Scaling this manufacturing process could enable the team to cost-effectively grow large volumes of RBCs for use in adult transfusions. Growing stem cells in the lab holds a key advantage: it addresses the shortage of donors for those with rare blood types. With further development and clinical research this Scarlet Therapeutics could provide a unique and cutting-edge platform for therapeutic delivery of treatments. 




Overall, this case study demonstrates how Scarlet Therapeutics has refined its cell line engineering technology to produce tRBCs that hold therapeutic benefits for patients. This project addresses an important yet unmet need: patients who suffer from rare blood disorders require frequent blood transfusions.
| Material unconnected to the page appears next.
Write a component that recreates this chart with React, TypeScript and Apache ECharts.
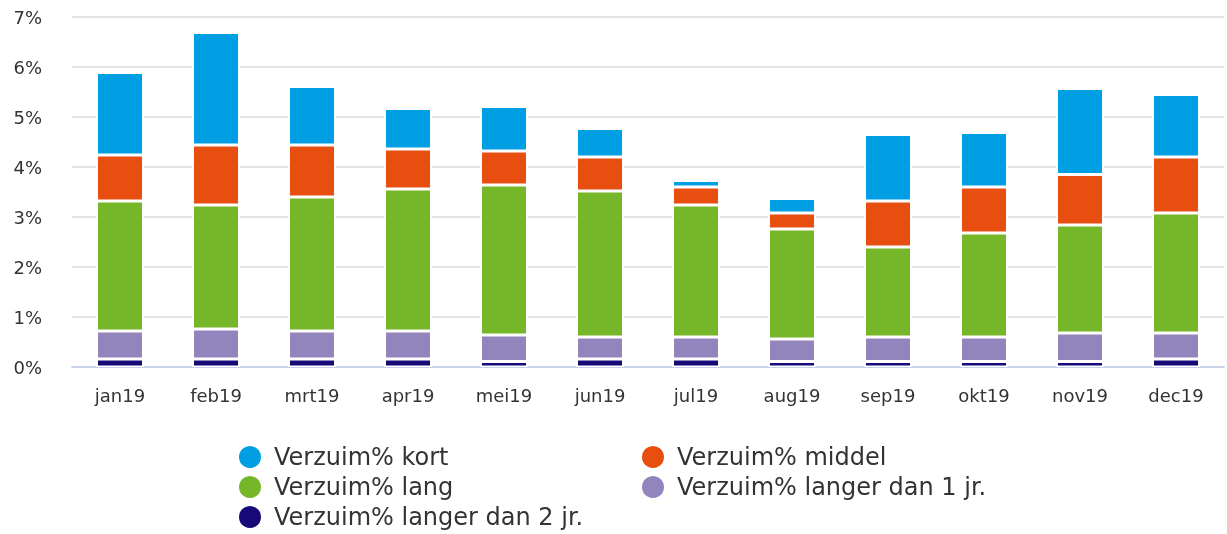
import React, { useEffect, useRef } from "react";
import * as echarts from "echarts";

const categories = ["jan19", "feb19", "mrt19", "apr19", "mei19", "jun19", "jul19", "aug19", "sep19", "okt19", "nov19", "dec19"];
const langer2 = [0.16, 0.16, 0.16, 0.16, 0.11, 0.16, 0.16, 0.11, 0.11, 0.11, 0.11, 0.16];
const langer1 = [0.56, 0.60, 0.56, 0.56, 0.53, 0.44, 0.44, 0.45, 0.49, 0.49, 0.57, 0.52];
const lang = [2.60, 2.48, 2.68, 2.84, 3.00, 2.92, 2.64, 2.20, 1.80, 2.08, 2.16, 2.40];
const middel = [0.92, 1.20, 1.04, 0.80, 0.68, 0.68, 0.36, 0.32, 0.92, 0.92, 1.01, 1.12];
const kort = [1.65, 2.25, 1.17, 0.81, 0.89, 0.57, 0.13, 0.29, 1.33, 1.09, 1.72, 1.25];
const yTicks = [0, 1, 2, 3, 4, 5, 6, 7];

const names = {
  kort: "Verzuim% kort",
  middel: "Verzuim% middel",
  lang: "Verzuim% lang",
  l1: "Verzuim% langer dan 1 jr.",
  l2: "Verzuim% langer dan 2 jr.",
};

const colors = {
  kort: "#009FE3",
  middel: "#E84E10",
  lang: "#76B72A",
  l1: "#9285BE",
  l2: "#170A78",
};

const FONT = "'DejaVu Sans', Verdana, sans-serif";

export default function App() {
  const ref = useRef<HTMLDivElement>(null);
  useEffect(() => {
    if (!ref.current) return;
    const chart = echarts.init(ref.current, null, { renderer: "svg" });
    const mk = (name: string, data: number[], color: string) => ({
      name,
      type: "bar",
      stack: "total",
      data,
      barWidth: "49%",
      itemStyle: { color, borderColor: "#ffffff", borderWidth: 1.5 },
    });
    const legendCommon = {
      orient: "vertical",
      icon: "circle",
      itemWidth: 38,
      itemHeight: 24,
      itemGap: 4,
      padding: 0,
      height: 120,
      symbolKeepAspect: true,
      textStyle: { fontSize: 24, color: "#333333", fontFamily: FONT },
      selectedMode: false,
    };
    chart.setOption({
      animation: false,
      textStyle: { fontFamily: FONT },
      grid: { left: 72, right: 3, top: 17, bottom: 167, containLabel: false },
      legend: [
        { ...legendCommon, left: 237, top: 444, data: [names.kort, names.lang, names.l2] },
        { ...legendCommon, left: 640, top: 444, data: [names.middel, names.l1] },
      ],
      xAxis: {
        type: "category",
        data: categories,
        axisLine: { lineStyle: { color: "#C9D3E8", width: 2 } },
        axisTick: { length: 18, lineStyle: { color: "#C9D3E8", width: 2 } },
        axisLabel: { fontSize: 18, color: "#333333", margin: 19, fontFamily: FONT },
      },
      yAxis: {
        type: "value",
        min: 0,
        max: 7,
        interval: 1,
        axisLine: { show: false },
        axisTick: { show: false },
        splitLine: { lineStyle: { color: "#E3E3E3", width: 2 } },
        axisLabel: {
          fontSize: 18,
          color: "#333333",
          margin: 30,
          fontFamily: FONT,
          formatter: (v: number) => (yTicks.includes(v) ? v + "%" : ""),
        },
      },
      series: [
        mk(names.l2, langer2, colors.l2),
        mk(names.l1, langer1, colors.l1),
        mk(names.lang, lang, colors.lang),
        mk(names.middel, middel, colors.middel),
        mk(names.kort, kort, colors.kort),
      ],
    });
    return () => chart.dispose();
  }, []);
  return (
    <div
      ref={ref}
      style={{ position: "fixed", left: 0, top: 0, width: 1227, height: 534 }}
    />
  );
}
Clinical studies are ongoing, however, it is expected that lab-cultured RBCs last longer and provide more therapeutic advantages than donor RBCs, meaning that patients can reduce the frequency of transfusions making this a more patient-centric option. Generating multiple RBC-producing cell lines that can be further manipulated to not only provide more complex treatments but are also compatible with a larger percentage of patients.